-- Start --

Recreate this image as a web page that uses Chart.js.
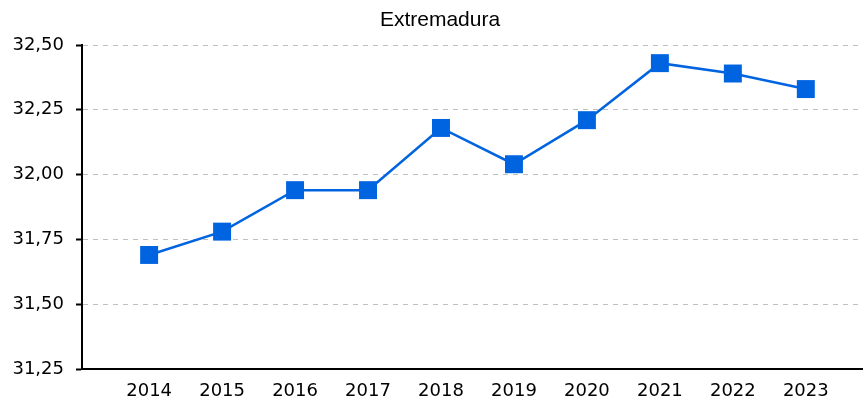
<!DOCTYPE html>
<html>
<head>
<meta charset="utf-8">
<script src="https://cdn.jsdelivr.net/npm/chart.js@4/dist/chart.umd.min.js"></script>
<style>
  html, body { margin: 0; padding: 0; background: #fff; }
</style>
</head>
<body>
<canvas id="chart" width="864" height="402"></canvas>
<script>
var chartTitle = 'Extremadura';
var years = [2014, 2015, 2016, 2017, 2018, 2019, 2020, 2021, 2022, 2023];
var values = [31.69, 31.78, 31.94, 31.94, 32.18, 32.04, 32.21, 32.43, 32.39, 32.33];
var yTicks = [31.25, 31.50, 31.75, 32.00, 32.25, 32.50];

var points = years.map(function (yr, i) {
    return { x: yr, y: values[i] };
});

// title is drawn a bit right of the canvas centre, like in the original
var titlePlugin = {
    id: 'titleText',
    afterDraw: function (chart) {
        var c = chart.ctx;
        c.save();
        c.font = '21px "Liberation Sans"';
        c.fillStyle = '#000';
        c.textAlign = 'center';
        c.textBaseline = 'alphabetic';
        c.fillText(chartTitle, 440, 26);
        c.restore();
    }
};

const ctx = document.getElementById('chart');
const chart = new Chart(ctx, {
    type: 'line',
    data: {
        datasets: [{
            label: chartTitle,
            data: points,
            borderColor: '#0064e0',
            backgroundColor: '#0064e0',
            borderWidth: 2.5,
            pointStyle: 'rect',
            pointRadius: 12.7,
            pointBorderWidth: 0,
            tension: 0
        }]
    },
    options: {
        responsive: false,
        animation: false,
        layout: {
            autoPadding: false,
            padding: { left: 0, right: 2, top: 45, bottom: 0 }
        },
        plugins: {
            legend: { display: false },
            tooltip: { enabled: false },
            title: { display: false }
        },
        scales: {
            x: {
                type: 'linear',
                min: 2013.08,
                max: 2023.77,
                afterBuildTicks: function (axis) {
                    axis.ticks = years.map(function (v) { return { value: v }; });
                },
                afterFit: function (axis) {
                    axis.height = 33;
                    axis.paddingLeft = 0;
                    axis.paddingRight = 0;
                },
                grid: { display: false, drawTicks: false },
                border: { display: true, color: '#000', width: 2 },
                ticks: {
                    color: '#000',
                    padding: 12,
                    font: { family: 'DejaVu Sans', size: 18 },
                    callback: function (v) { return String(v); }
                }
            },
            y: {
                min: 31.25,
                max: 32.5,
                afterBuildTicks: function (axis) {
                    axis.ticks = yTicks.map(function (v) { return { value: v }; });
                },
                afterFit: function (axis) {
                    axis.width = 82;
                    axis.paddingTop = 0;
                    axis.paddingBottom = 0;
                },
                grid: {
                    color: '#c0c0c0',
                    lineWidth: 1,
                    drawTicks: true,
                    tickLength: 6,
                    tickColor: '#000',
                    tickWidth: 2
                },
                border: { display: true, color: '#000', width: 2, dash: [5, 5] },
                ticks: {
                    color: '#000',
                    padding: 12,
                    font: { family: 'DejaVu Sans', size: 18 },
                    callback: function (v) { return v.toFixed(2).replace('.', ','); }
                }
            }
        }
    },
    plugins: [titlePlugin]
});
</script>
</body>
</html>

-- End --

Short exercise: Give every line back word for word and leave the pictures out.

Written reply:
Recreate this image as a web page that uses Chart.js.
<!DOCTYPE html>
<html>
<head>
<meta charset="utf-8">
<script src="https://cdn.jsdelivr.net/npm/chart.js@4/dist/chart.umd.min.js"></script>
<style>
  html, body { margin: 0; padding: 0; background: #fff; }
</style>
</head>
<body>
<canvas id="chart" width="864" height="402"></canvas>
<script>
var chartTitle = 'Extremadura';
var years = [2014, 2015, 2016, 2017, 2018, 2019, 2020, 2021, 2022, 2023];
var values = [31.69, 31.78, 31.94, 31.94, 32.18, 32.04, 32.21, 32.43, 32.39, 32.33];
var yTicks = [31.25, 31.50, 31.75, 32.00, 32.25, 32.50];

var points = years.map(function (yr, i) {
    return { x: yr, y: values[i] };
});

// title is drawn a bit right of the canvas centre, like in the original
var titlePlugin = {
    id: 'titleText',
    afterDraw: function (chart) {
        var c = chart.ctx;
        c.save();
        c.font = '21px "Liberation Sans"';
        c.fillStyle = '#000';
        c.textAlign = 'center';
        c.textBaseline = 'alphabetic';
        c.fillText(chartTitle, 440, 26);
        c.restore();
    }
};

const ctx = document.getElementById('chart');
const chart = new Chart(ctx, {
    type: 'line',
    data: {
        datasets: [{
            label: chartTitle,
            data: points,
            borderColor: '#0064e0',
            backgroundColor: '#0064e0',
            borderWidth: 2.5,
            pointStyle: 'rect',
            pointRadius: 12.7,
            pointBorderWidth: 0,
            tension: 0
        }]
    },
    options: {
        responsive: false,
        animation: false,
        layout: {
            autoPadding: false,
            padding: { left: 0, right: 2, top: 45, bottom: 0 }
        },
        plugins: {
            legend: { display: false },
            tooltip: { enabled: false },
            title: { display: false }
        },
        scales: {
            x: {
                type: 'linear',
                min: 2013.08,
                max: 2023.77,
                afterBuildTicks: function (axis) {
                    axis.ticks = years.map(function (v) { return { value: v }; });
                },
                afterFit: function (axis) {
                    axis.height = 33;
                    axis.paddingLeft = 0;
                    axis.paddingRight = 0;
                },
                grid: { display: false, drawTicks: false },
                border: { display: true, color: '#000', width: 2 },
                ticks: {
                    color: '#000',
                    padding: 12,
                    font: { family: 'DejaVu Sans', size: 18 },
                    callback: function (v) { return String(v); }
                }
            },
            y: {
                min: 31.25,
                max: 32.5,
                afterBuildTicks: function (axis) {
                    axis.ticks = yTicks.map(function (v) { return { value: v }; });
                },
                afterFit: function (axis) {
                    axis.width = 82;
                    axis.paddingTop = 0;
                    axis.paddingBottom = 0;
                },
                grid: {
                    color: '#c0c0c0',
                    lineWidth: 1,
                    drawTicks: true,
                    tickLength: 6,
                    tickColor: '#000',
                    tickWidth: 2
                },
                border: { display: true, color: '#000', width: 2, dash: [5, 5] },
                ticks: {
                    color: '#000',
                    padding: 12,
                    font: { family: 'DejaVu Sans', size: 18 },
                    callback: function (v) { return v.toFixed(2).replace('.', ','); }
                }
            }
        }
    },
    plugins: [titlePlugin]
});
</script>
</body>
</html>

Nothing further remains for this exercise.